We’re slowly heading to the end of this year 2016, and the digital landscape keeps on evolving. From social networks to chat apps, via livestreaming, there’s quite a large choice for sharing your voice.
You’re probably already convinced by the benefits of being digitally engaged, from reputation building to crowd learning for supporting your professional goals.
However, we should also keep an eye on what could create imbalance. Information overload is one of them. Being interrupted by repetitive notifications, while working on multiple and important projects, is an additional one.
The aim isn’t to stop any digital activities but to better integrate them into our strategic goals and daily lives.
Moving from ‘connected’ to ‘effective’. You may hear the common following:
- Listening to conversations
- Engaging in communities
- Creating and/or curating content and sharing it all through the right channels
- Developing advocates
Those are important activities to:
- stay top of mind (regarding the different audiences we target)
- be aware of all key events in the world (or within specific industries)
- spread the word about our ideas
However, ‘fear of missing out’ is not always a leverage, as it maintains screen time at too high level.
Then, being (hyper)connected and visible is a first stage. The second one would be to look for effectiveness and stay aligned with our strategic goals, because we want ‘digital’ to be part of our direction. We want to avoid the ‘digital for the sake of digital’ trap. Other priorities demand important time resources and we have a direct influence on allocation.
By bringing effectiveness to the conversation, we could make sure that we save room for other non-digital important activities. The purpose is to stay focused on our goals while being ‘sufficiently’ connected.
Injecting focus into digital presence. You may have followed your instinct or sequentially crafted a first version of your digital presence supporting your professional goals. Though, nothing’s fixed and there’s a need to revisit it frequently enough throughout the year, in order to list:
- What really works and what doesn’t (based on pre-defined success indicators)
- What else could be developed or explored
- What should be reduced or immediately stopped
- What to update from initial plans
Becoming an effectiveness geek.

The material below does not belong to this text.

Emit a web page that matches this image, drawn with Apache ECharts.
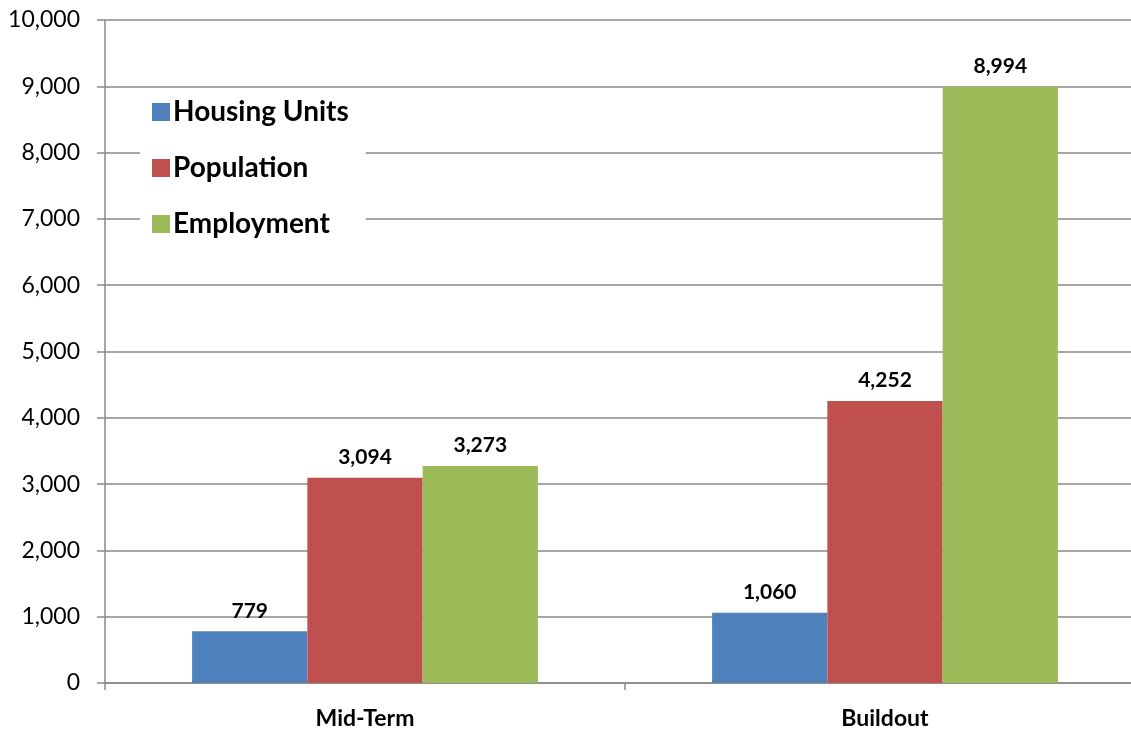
<!DOCTYPE html>
<html><head><meta charset="utf-8">
<script src="https://cdn.jsdelivr.net/npm/echarts@6/dist/echarts.min.js"></script>
<style>html,body{margin:0;padding:0;background:#fff;overflow:hidden;width:1131px;height:730px}#c{width:1145px;height:730px}</style>
</head><body><div id="c"></div>
<script>
const categories = ['Mid-Term', 'Buildout'];
const housingUnits = [779, 1060];
const population = [3094, 4252];
const employment = [3273, 8994];
const yTicks = [0, 1000, 2000, 3000, 4000, 5000, 6000, 7000, 8000, 9000, 10000];

const FONT = 'Lato';
const fmt = v => v.toLocaleString('en-US');
const lbl = {show: true, position: 'top', fontFamily: FONT, fontWeight: 'bold', fontSize: 21, color: '#000', distance: 10,
  formatter: p => fmt(p.value)};

const chart = echarts.init(document.getElementById('c'));
chart.setOption({
  animation: false,
  grid: {left: 105, top: 20, bottom: 47, right: 0, containLabel: false},
  legend: {
    orient: 'vertical', left: 140, top: 92, backgroundColor: '#fff', padding: [5, 17, 1, 12],
    itemWidth: 18, itemHeight: 18, itemGap: 26, icon: 'rect',
    textStyle: {fontFamily: FONT, fontWeight: 'bold', fontSize: 28, lineHeight: 30, color: '#000', padding: [0, 0, 0, -2]},
    data: ['Housing Units', 'Population', 'Employment']
  },
  xAxis: {
    type: 'category', data: categories,
    axisLine: {lineStyle: {color: '#898989', width: 1.5}},
    axisTick: {show: true, length: 7, lineStyle: {color: '#898989', width: 1.5}},
    axisLabel: {fontFamily: FONT, fontWeight: 'bold', fontSize: 23, color: '#000', margin: 24}
  },
  yAxis: {
    type: 'value', min: yTicks[0], max: yTicks[yTicks.length - 1], interval: 1000,
    axisLine: {show: true, lineStyle: {color: '#898989', width: 1.5}},
    axisTick: {show: true, length: 8, lineStyle: {color: '#898989', width: 1.5}},
    splitLine: {lineStyle: {color: '#898989', width: 1.5}},
    axisLabel: {fontFamily: FONT, fontSize: 23, color: '#000', margin: 25, formatter: v => fmt(v)}
  },
  series: [
    {name: 'Housing Units', type: 'bar', data: housingUnits, itemStyle: {color: '#4F81BD'}, label: lbl, barGap: '0%', barCategoryGap: '33.5%'},
    {name: 'Population', type: 'bar', data: population, itemStyle: {color: '#C0504D'}, label: lbl},
    {name: 'Employment', type: 'bar', data: employment, itemStyle: {color: '#9BBB59'}, label: lbl}
  ]
});
</script></body></html>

The idea is to have a more holistic approach, because a lack of effectiveness in one or several areas could negatively impact other ones. So, when we talk about priority management, it shouldn’t only be seen from the ‘work’ lens. By adopting a multidimensional view like this, we better understand that we have a much larger diversity of priorities to deal with. Again, how digital presence fits into this? How goals are being served by it?
In addition to that, routines are also very interesting to study. What’s repeatedly done produces outcomes. What the most effective people do?
The Habit Advantage is something to consider. From a corporate perspective, we use to call it ‘rituals’. What could we learn from this and bring to the professional level?
*This article expresses my own opinions and doesn’t represent my employer’s views.